**DATA SEGMENT:**
┄┄┄┄┄┄

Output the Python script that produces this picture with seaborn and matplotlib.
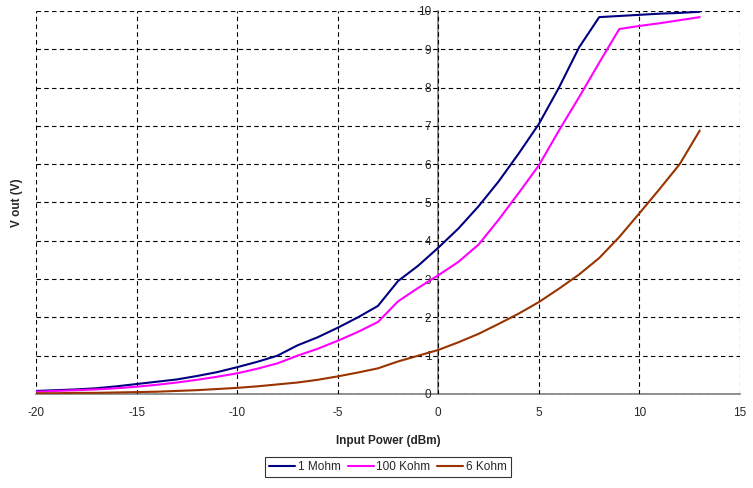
import numpy as np
import pandas as pd
import matplotlib
matplotlib.use("Agg")
import matplotlib.pyplot as plt
import seaborn as sns

# input power (dBm)
power = list(range(-20, 14))

# output voltage (V) per load
v_1mohm = [0.08, 0.10, 0.12, 0.15, 0.20, 0.26, 0.32, 0.38, 0.47, 0.57,
           0.70, 0.84, 1.00, 1.27, 1.48, 1.73, 2.00, 2.30, 2.95, 3.35,
           3.82, 4.32, 4.90, 5.55, 6.28, 7.05, 8.00, 9.05, 9.84, 9.87,
           9.90, 9.93, 9.95, 9.98]
v_100kohm = [0.06, 0.08, 0.10, 0.12, 0.15, 0.19, 0.24, 0.30, 0.37, 0.45,
             0.54, 0.66, 0.80, 1.00, 1.18, 1.39, 1.62, 1.88, 2.42, 2.77,
             3.10, 3.45, 3.90, 4.55, 5.25, 5.97, 6.88, 7.75, 8.65, 9.53,
             9.61, 9.68, 9.76, 9.84]
v_6kohm = [0.02, 0.02, 0.03, 0.03, 0.04, 0.05, 0.06, 0.08, 0.10, 0.13,
           0.16, 0.20, 0.25, 0.30, 0.37, 0.46, 0.56, 0.67, 0.85, 1.00,
           1.15, 1.35, 1.57, 1.83, 2.10, 2.40, 2.75, 3.12, 3.55, 4.10,
           4.72, 5.35, 6.00, 6.88]

labels = ["1 Mohm", "100 Kohm", "6 Kohm"]
colors = ["#000080", "#FF00FF", "#993300"]

df = pd.concat([
    pd.DataFrame({"power": power, "vout": v, "load": lab})
    for v, lab in zip([v_1mohm, v_100kohm, v_6kohm], labels)
])

sns.set_style("white")
plt.rcParams["font.family"] = ["Liberation Sans", "DejaVu Sans"]
plt.rcParams["axes.unicode_minus"] = False

fig = plt.figure(figsize=(7.53, 4.88), dpi=100)
ax = fig.add_axes([36 / 753, 1 - 394 / 488, (740 - 36) / 753, (394 - 11) / 488])

sns.lineplot(data=df, x="power", y="vout", hue="load", palette=colors,
             linewidth=1.5, ax=ax, legend=False)

ax.set_xlim(-20, 15)
ax.set_ylim(0, 10)
ax.set_xticks(range(-20, 16, 5))
ax.set_yticks(range(0, 11))

ax.grid(True, color="black", linestyle=(0, (4, 3)), linewidth=0.8)
ax.set_axisbelow(True)
for g in ax.get_xgridlines() + ax.get_ygridlines():
    g.set_clip_on(False)

ax.spines["top"].set_visible(False)
ax.spines["right"].set_visible(False)
ax.spines["left"].set_position(("data", 0))
ax.spines["bottom"].set_position(("data", 0))
for s in ("left", "bottom"):
    ax.spines[s].set_color("#808080")
    ax.spines[s].set_linewidth(1.2)
    ax.spines[s].set_zorder(0.5)

ax.tick_params(axis="both", direction="out", length=3, width=0.8,
               color="#808080", labelsize=8.5)
ax.tick_params(axis="x", pad=6)
ax.tick_params(axis="y", pad=2)

ax.set_xlabel("Input Power (dBm)", fontsize=8.5, fontweight="bold", labelpad=12)
ax.set_ylabel("V out (V)", fontsize=8.5, fontweight="bold")
ax.yaxis.set_label_coords(-0.018, 0.5)

handles = [plt.Line2D([], [], color=c, lw=1.5) for c in colors]
leg = fig.legend(handles, labels, loc="center", bbox_to_anchor=(388 / 753, 1 - 467 / 488),
                 ncol=3, fontsize=8.5, frameon=True, fancybox=False,
                 handlelength=2.2, handletextpad=0.2, columnspacing=0.6,
                 borderpad=0.35)
leg.get_frame().set_edgecolor("black")
leg.get_frame().set_linewidth(0.8)

fig.savefig("out.png", dpi=100)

┄┄┄┄┄┄

**BRIEF:**
Everything from the first line to the line with "power = list(range(-20, 14))" must be repeated exactly, and nothing else. Leave the pictures out.

**TASK SOLUTION:**
Output the Python script that produces this picture with seaborn and matplotlib.
import numpy as np
import pandas as pd
import matplotlib
matplotlib.use("Agg")
import matplotlib.pyplot as plt
import seaborn as sns

# input power (dBm)
power = list(range(-20, 14))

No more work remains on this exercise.